Bel Burn, de 59 anos, profissional de saúde aposentada da Cumbria, no norte da Inglaterra, disse que estava protestando porque se opunha à agricultura intensiva, e descreveu como havia comprado oito hectares, nos quais planejava plantar 4.200 árvores. “Eles não foram longe o suficiente.

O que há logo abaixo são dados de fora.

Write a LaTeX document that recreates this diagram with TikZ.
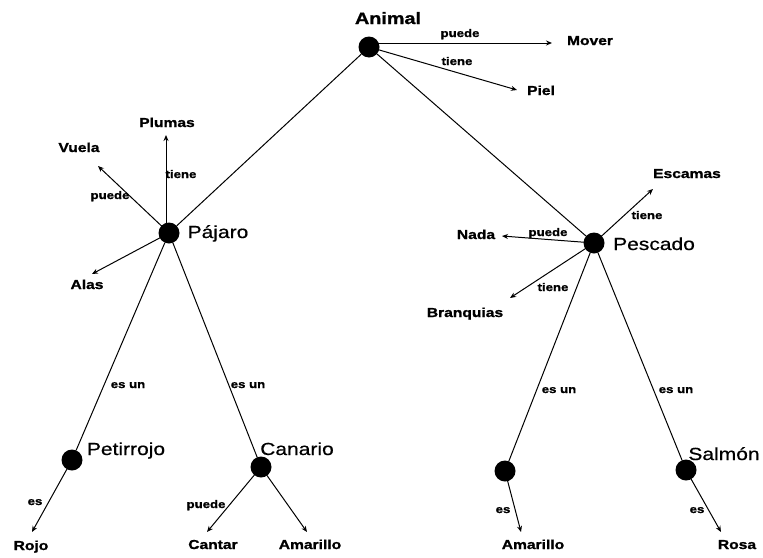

Já haviam acordado muitas dessas coisas antes; por que acreditaríamos que seria diferente desta vez?”, comentou, referindo-se aos líderes globais.
Stuart Graham, funcionário de sindicato em Glasgow e membro da Coalizão COP26 que organizou os protestos, afirmou esperar que a marcha reforce as campanhas pelo transporte público gratuito e por um enorme programa para isolar e melhorar a oferta habitacional da cidade. “É fundamental que tenhamos uma sociedade civil com uma voz poderosa para responsabilizar esses líderes.”
Os organizadores argumentam que a desconcertante gama de grupos com diferentes agendas está unida por um compromisso comum, que chamam de justiça climática.
Katia Penha, uma das ativistas, que faz parte de uma comunidade quilombola, grupo de moradores negros rurais do Brasil, contou que sua comunidade foi afetada pela mineração e quer que seus desafios sejam reconhecidos ao lado de comunidades indígenas que são desproporcionalmente impactadas. “Viemos aqui para dizer ao mundo: sem nós – o povo quilombola no Brasil –, não é possível ter um debate sobre as mudanças climáticas”, declarou ela, mencionando como uma barragem rompida em 2015 em Mariana, no Brasil, matou quilombolas e aniquilou comunidades.
Em outros lugares, ativistas veganos carregavam balões de uma vaca e uma galinha com a mensagem: “Obrigado por não nos comer”. Em uma encosta, um grupo escreveu “Amazônia para sempre” com tiras de pano acima da imagem de uma borboleta, chamando a atenção para a destruição da floresta.
Ismail, a professora da Goldsmiths, disse que a questão para o movimento de protesto era se ele poderia estender sua influência ao se unir a sindicatos e persuadir trabalhadores a usar a ameaça de greve para levar adiante uma agenda coerente. Mas frisou que já havia progressos. “O movimento de protesto é a única coisa que vai mudar a situação. Se não houver pressão, não haverá mudança.”